• [TASK PROMPT] Without the pictures, print the lines running from the beginning of the material to the line containing "var fuente = 'Liberation", both ends included.

• [SUPPLIED DATA]
##############################
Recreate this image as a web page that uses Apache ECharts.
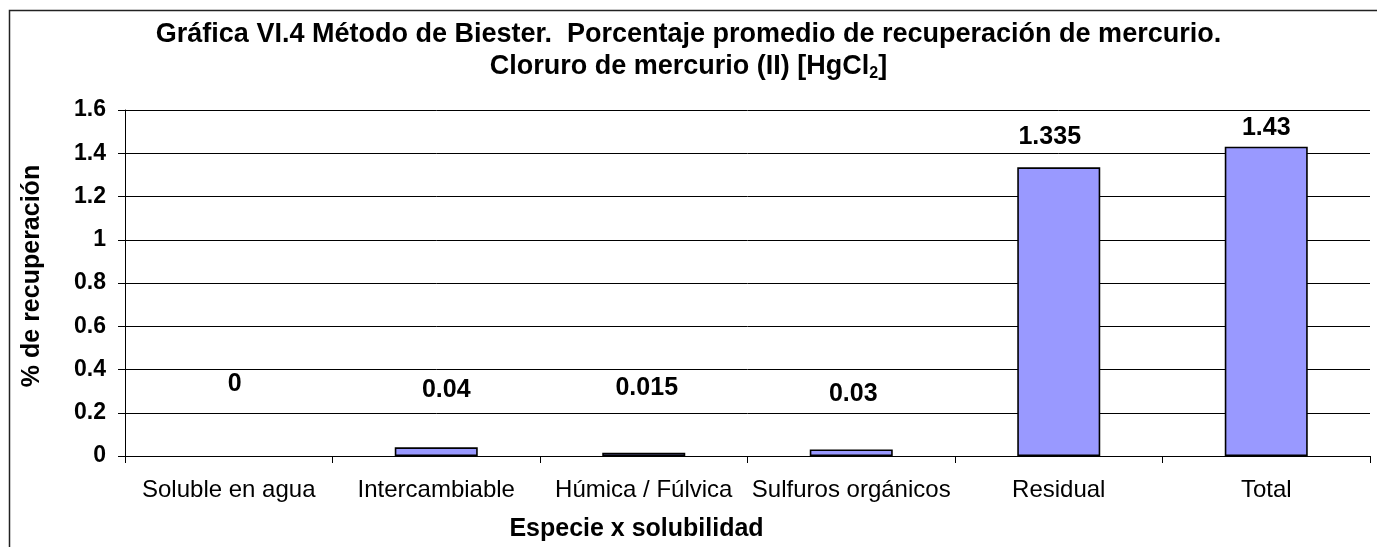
<!DOCTYPE html>
<html>
<head>
<meta charset="utf-8">
<script src="https://cdn.jsdelivr.net/npm/echarts@6/dist/echarts.min.js"></script>
<style>
  html, body { margin: 0; padding: 0; background: #fff; }
  #main { width: 1377px; height: 547px; }
</style>
</head>
<body>
<div id="main"></div>
<script>
// datos de la gráfica
var categorias = ['Soluble en agua', 'Intercambiable', 'Húmica / Fúlvica', 'Sulfuros orgánicos', 'Residual', 'Total'];
var recuperacion = [0, 0.04, 0.015, 0.03, 1.335, 1.43];
var ticksY = [0, 0.2, 0.4, 0.6, 0.8, 1, 1.2, 1.4, 1.6];

// las etiquetas de Excel estaban movidas a mano
var desplaza = [[6, -54], [10, -40], [3, -47], [2, -38], [-9, -13], [0, -1]];

var myChart = echarts.init(document.getElementById('main'));
var fuente = 'Liberation Sans, Arial, sans-serif';

myChart.setOption({
  animation: false,
  textStyle: { fontFamily: fuente, color: '#000' },
  title: {
    left: 'center',
    top: 14,
    text: '{a|Gráfica VI.4 Método de Biester.  Porcentaje promedio de recuperación de mercurio.}\n{a|Cloruro de mercurio (II) [HgCl}{sub|2}{a|]}',
    textStyle: {
      rich: {
        a: { fontFamily: fuente, fontSize: 27, fontWeight: 'bold', color: '#000', lineHeight: 32 },
        sub: { fontFamily: fuente, fontSize: 16, fontWeight: 'bold', color: '#000', lineHeight: 32, padding: [14, 0, 0, 0] }
      }
    }
  },
  graphic: [{
    type: 'rect',
    shape: { x: 9.5, y: 10.5, width: 1500, height: 700 },
    style: { fill: 'none', stroke: '#222', lineWidth: 1.5 },
    silent: true
  }],
  grid: { left: 125, right: 7, top: 110, bottom: 91 },
  xAxis: {
    type: 'category',
    data: categorias,
    name: 'Especie x solubilidad',
    nameLocation: 'middle',
    nameGap: 61,
    nameTextStyle: { fontSize: 25, fontWeight: 'bold', color: '#000', padding: [0, 222, 0, 0] },
    axisLine: { lineStyle: { color: '#000', width: 1 } },
    axisTick: { show: true, length: 7, lineStyle: { color: '#000' } },
    axisLabel: { fontSize: 24, color: '#000', margin: 22, interval: 0 }
  },
  yAxis: {
    type: 'value',
    min: ticksY[0],
    max: ticksY[ticksY.length - 1],
    interval: 0.2,
    name: '% de recuperación',
    nameLocation: 'middle',
    nameGap: 80,
    nameTextStyle: { fontSize: 25, fontWeight: 'bold', color: '#000', padding: [0, 0, 0, 14] },
    axisLine: { show: true, lineStyle: { color: '#000', width: 1 } },
    axisTick: { show: true, length: 7, lineStyle: { color: '#000' } },
    axisLabel: {
      fontSize: 23, fontWeight: 'bold', color: '#000', margin: 19,
      formatter: function (v) { return String(Math.round(v * 10) / 10); }
    },
    splitLine: { show: true, lineStyle: { color: '#000', width: 1 } }
  },
  series: [{
    type: 'bar',
    barWidth: '40%',
    data: recuperacion.map(function (v, i) {
      return {
        value: v,
        label: { offset: desplaza[i] },
        itemStyle: v === 0 ? { borderWidth: 0 } : undefined
      };
    }),
    itemStyle: { color: '#9999FF', borderColor: '#000', borderWidth: 1.6 },
    label: {
      show: true,
      position: 'top',
      fontSize: 25,
      fontWeight: 'bold',
      color: '#000',
      formatter: function (p) { return String(p.value); }
    }
  }]
});
</script>
</body>
</html>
##############################
• [RESPONSE]
Recreate this image as a web page that uses Apache ECharts.
<!DOCTYPE html>
<html>
<head>
<meta charset="utf-8">
<script src="https://cdn.jsdelivr.net/npm/echarts@6/dist/echarts.min.js"></script>
<style>
  html, body { margin: 0; padding: 0; background: #fff; }
  #main { width: 1377px; height: 547px; }
</style>
</head>
<body>
<div id="main"></div>
<script>
// datos de la gráfica
var categorias = ['Soluble en agua', 'Intercambiable', 'Húmica / Fúlvica', 'Sulfuros orgánicos', 'Residual', 'Total'];
var recuperacion = [0, 0.04, 0.015, 0.03, 1.335, 1.43];
var ticksY = [0, 0.2, 0.4, 0.6, 0.8, 1, 1.2, 1.4, 1.6];

// las etiquetas de Excel estaban movidas a mano
var desplaza = [[6, -54], [10, -40], [3, -47], [2, -38], [-9, -13], [0, -1]];

var myChart = echarts.init(document.getElementById('main'));
var fuente = 'Liberation Sans, Arial, sans-serif';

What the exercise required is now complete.